In 1794 a brigade of wagons, loaded with provisions and other stores, were sent from Fort Hamilton to supply the garrison at Greenville, convoyed by an escort commanded by Captain LOWERY. On their way they were attacked and defeated by the Indians near where the town of Eaton now stands. Captain Lowery, Lieutenant BOYD, and eighteen privates were killed. The Indians took all the horses, shot the oxen, and left them and the wagons on the ground.

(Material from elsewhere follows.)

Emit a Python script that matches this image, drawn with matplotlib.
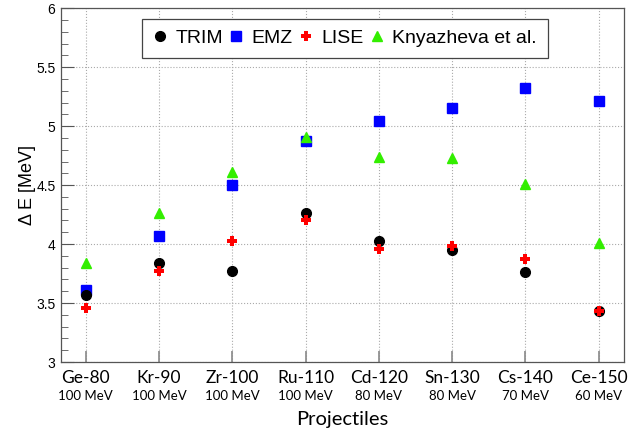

At place where St. Clair's trace crossed Seven Mile Creek, in Milford Township, near the south line of section twenty-four, there was camping ground on each side of the creek. In the month of December, 1794, when there was snow on the ground, eight pack-horsemen encamped one night in the bottom on the west side of the creek. Early the next morning they were fired upon by a party of Indians. Seven of the men were killed, and one made his escape to Fort Hamilton. A party of men went out from the fort the same day and buried the bodies of men killed. They lie in the bottom on the west side of the creek, on land formerly owned by Major William ROBINSON. The place of their interment is still known and pointed out by persons residing in the neighborhood.
These were the last murders of that period committed by the Indians in this part of the country.